Leaving out all pictures, copy exactly the lines from the one containing "Write a Python" down to the one containing "32.0, 33.5, 30.9]", both of them included.

━━━ Exercise inputs ━━━

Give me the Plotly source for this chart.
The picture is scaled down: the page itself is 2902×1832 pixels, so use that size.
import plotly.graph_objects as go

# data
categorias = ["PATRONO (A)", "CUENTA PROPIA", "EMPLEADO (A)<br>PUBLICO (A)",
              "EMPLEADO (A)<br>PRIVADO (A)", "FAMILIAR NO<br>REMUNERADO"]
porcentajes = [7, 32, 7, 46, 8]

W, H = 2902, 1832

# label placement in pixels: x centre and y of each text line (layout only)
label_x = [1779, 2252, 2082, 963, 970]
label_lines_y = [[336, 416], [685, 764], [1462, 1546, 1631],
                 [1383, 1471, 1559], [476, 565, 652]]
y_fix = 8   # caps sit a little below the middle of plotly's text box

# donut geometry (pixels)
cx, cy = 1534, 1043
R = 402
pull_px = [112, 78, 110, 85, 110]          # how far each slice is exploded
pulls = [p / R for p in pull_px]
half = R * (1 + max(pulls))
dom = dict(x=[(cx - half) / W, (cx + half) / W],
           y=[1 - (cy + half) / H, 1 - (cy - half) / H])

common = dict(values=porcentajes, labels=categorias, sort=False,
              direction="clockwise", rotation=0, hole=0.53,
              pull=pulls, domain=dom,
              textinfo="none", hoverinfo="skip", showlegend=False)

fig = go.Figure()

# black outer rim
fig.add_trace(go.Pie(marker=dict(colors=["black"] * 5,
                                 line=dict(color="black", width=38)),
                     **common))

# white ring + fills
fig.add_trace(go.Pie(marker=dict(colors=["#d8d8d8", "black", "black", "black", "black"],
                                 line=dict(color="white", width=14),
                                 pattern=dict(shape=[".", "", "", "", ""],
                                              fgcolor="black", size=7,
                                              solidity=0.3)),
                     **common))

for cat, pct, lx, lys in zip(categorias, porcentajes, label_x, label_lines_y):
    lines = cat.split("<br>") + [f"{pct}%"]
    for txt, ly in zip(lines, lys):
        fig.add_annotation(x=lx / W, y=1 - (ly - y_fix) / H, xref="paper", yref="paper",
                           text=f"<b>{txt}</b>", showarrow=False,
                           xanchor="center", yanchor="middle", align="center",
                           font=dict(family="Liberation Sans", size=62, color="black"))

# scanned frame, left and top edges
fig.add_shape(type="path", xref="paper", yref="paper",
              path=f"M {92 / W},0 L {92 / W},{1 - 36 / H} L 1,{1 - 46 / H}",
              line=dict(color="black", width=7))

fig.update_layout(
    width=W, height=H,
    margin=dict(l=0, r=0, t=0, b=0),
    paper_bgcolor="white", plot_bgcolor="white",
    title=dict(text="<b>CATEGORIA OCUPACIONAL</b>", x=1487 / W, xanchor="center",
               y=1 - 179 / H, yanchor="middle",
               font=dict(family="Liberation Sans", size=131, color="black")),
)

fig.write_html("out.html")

━━━
━━━ Exercise inputs ━━━

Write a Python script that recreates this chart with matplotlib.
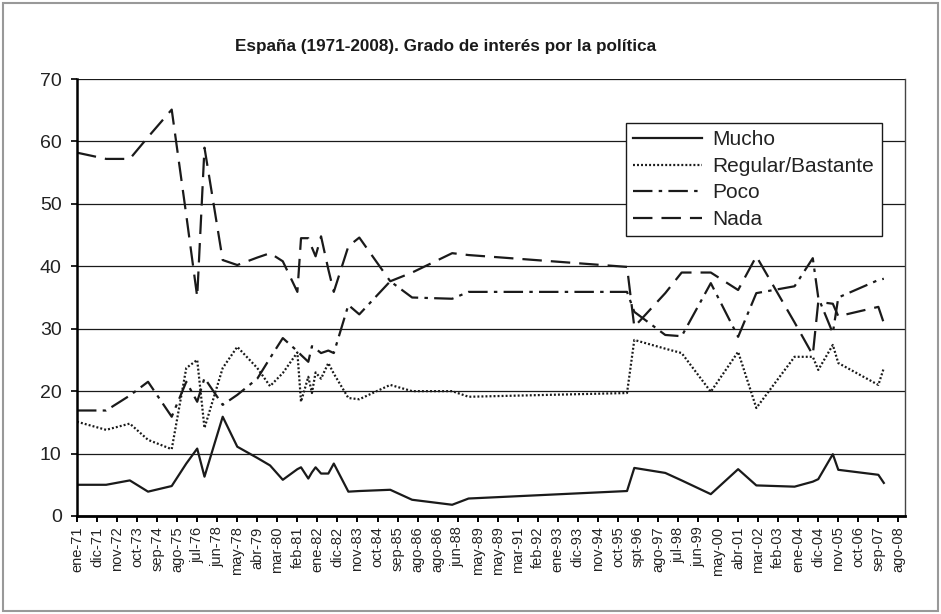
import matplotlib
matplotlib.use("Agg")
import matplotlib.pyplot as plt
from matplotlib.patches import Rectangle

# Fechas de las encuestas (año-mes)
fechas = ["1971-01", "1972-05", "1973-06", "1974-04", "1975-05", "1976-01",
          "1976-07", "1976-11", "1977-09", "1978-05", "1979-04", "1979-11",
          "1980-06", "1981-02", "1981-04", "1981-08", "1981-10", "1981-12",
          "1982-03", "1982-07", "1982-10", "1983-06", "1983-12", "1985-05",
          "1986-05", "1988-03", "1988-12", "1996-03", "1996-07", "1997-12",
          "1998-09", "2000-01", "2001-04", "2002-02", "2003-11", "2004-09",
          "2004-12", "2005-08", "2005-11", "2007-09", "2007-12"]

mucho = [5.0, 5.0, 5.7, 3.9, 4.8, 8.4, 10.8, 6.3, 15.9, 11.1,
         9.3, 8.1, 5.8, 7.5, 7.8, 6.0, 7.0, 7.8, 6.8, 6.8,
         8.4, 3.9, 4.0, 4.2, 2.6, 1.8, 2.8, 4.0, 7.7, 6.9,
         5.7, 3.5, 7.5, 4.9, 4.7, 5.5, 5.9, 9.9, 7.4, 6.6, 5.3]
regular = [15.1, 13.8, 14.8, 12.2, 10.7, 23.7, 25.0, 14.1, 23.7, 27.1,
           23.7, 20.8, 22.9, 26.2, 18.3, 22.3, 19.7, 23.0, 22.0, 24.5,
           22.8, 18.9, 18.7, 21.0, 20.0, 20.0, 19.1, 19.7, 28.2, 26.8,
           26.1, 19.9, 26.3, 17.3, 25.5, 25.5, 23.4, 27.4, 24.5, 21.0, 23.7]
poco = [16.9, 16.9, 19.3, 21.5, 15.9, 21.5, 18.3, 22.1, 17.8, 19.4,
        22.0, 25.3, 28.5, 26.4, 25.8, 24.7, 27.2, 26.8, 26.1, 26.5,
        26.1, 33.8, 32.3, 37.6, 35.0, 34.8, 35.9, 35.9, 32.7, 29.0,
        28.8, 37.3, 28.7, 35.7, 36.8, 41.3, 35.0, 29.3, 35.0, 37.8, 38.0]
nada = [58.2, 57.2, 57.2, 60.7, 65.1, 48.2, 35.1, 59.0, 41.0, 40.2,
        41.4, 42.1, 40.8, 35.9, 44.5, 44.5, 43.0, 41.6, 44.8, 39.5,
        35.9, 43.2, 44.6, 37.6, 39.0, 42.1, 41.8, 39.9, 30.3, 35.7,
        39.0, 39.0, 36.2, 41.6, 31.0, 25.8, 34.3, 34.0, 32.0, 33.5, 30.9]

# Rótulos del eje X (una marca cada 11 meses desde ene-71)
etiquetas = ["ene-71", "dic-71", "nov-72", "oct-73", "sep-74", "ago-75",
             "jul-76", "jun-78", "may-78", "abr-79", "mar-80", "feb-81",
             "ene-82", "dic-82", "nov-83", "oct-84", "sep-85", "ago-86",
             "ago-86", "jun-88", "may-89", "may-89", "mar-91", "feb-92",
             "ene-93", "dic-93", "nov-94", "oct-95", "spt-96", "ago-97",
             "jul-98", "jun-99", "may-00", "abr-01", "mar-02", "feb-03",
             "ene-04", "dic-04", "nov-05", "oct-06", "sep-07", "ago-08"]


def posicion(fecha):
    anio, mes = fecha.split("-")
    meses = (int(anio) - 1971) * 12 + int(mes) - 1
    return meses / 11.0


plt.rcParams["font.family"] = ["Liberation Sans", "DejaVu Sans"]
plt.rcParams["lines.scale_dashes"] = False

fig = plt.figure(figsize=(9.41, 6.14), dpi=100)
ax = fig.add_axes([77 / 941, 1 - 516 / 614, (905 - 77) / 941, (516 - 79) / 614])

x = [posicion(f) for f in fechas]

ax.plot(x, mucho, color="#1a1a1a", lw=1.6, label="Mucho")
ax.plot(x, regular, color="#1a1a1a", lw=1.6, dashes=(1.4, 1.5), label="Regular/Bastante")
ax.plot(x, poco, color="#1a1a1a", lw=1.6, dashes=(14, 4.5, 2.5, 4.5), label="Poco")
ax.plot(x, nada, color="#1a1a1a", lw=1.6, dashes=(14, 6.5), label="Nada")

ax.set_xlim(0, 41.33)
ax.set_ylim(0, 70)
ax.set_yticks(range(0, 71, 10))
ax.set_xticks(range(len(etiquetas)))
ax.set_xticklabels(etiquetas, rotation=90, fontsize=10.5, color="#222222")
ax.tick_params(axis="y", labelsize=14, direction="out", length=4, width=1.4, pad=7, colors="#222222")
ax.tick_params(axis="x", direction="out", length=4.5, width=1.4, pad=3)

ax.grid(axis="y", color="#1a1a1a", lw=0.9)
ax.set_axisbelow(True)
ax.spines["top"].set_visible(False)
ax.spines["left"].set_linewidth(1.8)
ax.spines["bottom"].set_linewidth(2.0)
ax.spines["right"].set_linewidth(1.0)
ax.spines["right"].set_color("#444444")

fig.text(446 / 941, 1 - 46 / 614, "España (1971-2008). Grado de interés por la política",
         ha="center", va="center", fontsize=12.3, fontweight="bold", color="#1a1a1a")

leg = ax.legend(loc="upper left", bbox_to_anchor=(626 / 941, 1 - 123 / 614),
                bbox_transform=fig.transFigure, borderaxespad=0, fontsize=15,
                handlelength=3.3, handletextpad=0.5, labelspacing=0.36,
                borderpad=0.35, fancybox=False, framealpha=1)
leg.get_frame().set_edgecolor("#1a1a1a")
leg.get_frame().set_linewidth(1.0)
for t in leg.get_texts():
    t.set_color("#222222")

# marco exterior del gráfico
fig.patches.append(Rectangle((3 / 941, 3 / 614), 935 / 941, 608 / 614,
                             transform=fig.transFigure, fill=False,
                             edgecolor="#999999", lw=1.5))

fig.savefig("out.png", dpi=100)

━━━

▶ _Result below_:
Write a Python script that recreates this chart with matplotlib.
import matplotlib
matplotlib.use("Agg")
import matplotlib.pyplot as plt
from matplotlib.patches import Rectangle

# Fechas de las encuestas (año-mes)
fechas = ["1971-01", "1972-05", "1973-06", "1974-04", "1975-05", "1976-01",
          "1976-07", "1976-11", "1977-09", "1978-05", "1979-04", "1979-11",
          "1980-06", "1981-02", "1981-04", "1981-08", "1981-10", "1981-12",
          "1982-03", "1982-07", "1982-10", "1983-06", "1983-12", "1985-05",
          "1986-05", "1988-03", "1988-12", "1996-03", "1996-07", "1997-12",
          "1998-09", "2000-01", "2001-04", "2002-02", "2003-11", "2004-09",
          "2004-12", "2005-08", "2005-11", "2007-09", "2007-12"]

mucho = [5.0, 5.0, 5.7, 3.9, 4.8, 8.4, 10.8, 6.3, 15.9, 11.1,
         9.3, 8.1, 5.8, 7.5, 7.8, 6.0, 7.0, 7.8, 6.8, 6.8,
         8.4, 3.9, 4.0, 4.2, 2.6, 1.8, 2.8, 4.0, 7.7, 6.9,
         5.7, 3.5, 7.5, 4.9, 4.7, 5.5, 5.9, 9.9, 7.4, 6.6, 5.3]
regular = [15.1, 13.8, 14.8, 12.2, 10.7, 23.7, 25.0, 14.1, 23.7, 27.1,
           23.7, 20.8, 22.9, 26.2, 18.3, 22.3, 19.7, 23.0, 22.0, 24.5,
           22.8, 18.9, 18.7, 21.0, 20.0, 20.0, 19.1, 19.7, 28.2, 26.8,
           26.1, 19.9, 26.3, 17.3, 25.5, 25.5, 23.4, 27.4, 24.5, 21.0, 23.7]
poco = [16.9, 16.9, 19.3, 21.5, 15.9, 21.5, 18.3, 22.1, 17.8, 19.4,
        22.0, 25.3, 28.5, 26.4, 25.8, 24.7, 27.2, 26.8, 26.1, 26.5,
        26.1, 33.8, 32.3, 37.6, 35.0, 34.8, 35.9, 35.9, 32.7, 29.0,
        28.8, 37.3, 28.7, 35.7, 36.8, 41.3, 35.0, 29.3, 35.0, 37.8, 38.0]
nada = [58.2, 57.2, 57.2, 60.7, 65.1, 48.2, 35.1, 59.0, 41.0, 40.2,
        41.4, 42.1, 40.8, 35.9, 44.5, 44.5, 43.0, 41.6, 44.8, 39.5,
        35.9, 43.2, 44.6, 37.6, 39.0, 42.1, 41.8, 39.9, 30.3, 35.7,
        39.0, 39.0, 36.2, 41.6, 31.0, 25.8, 34.3, 34.0, 32.0, 33.5, 30.9]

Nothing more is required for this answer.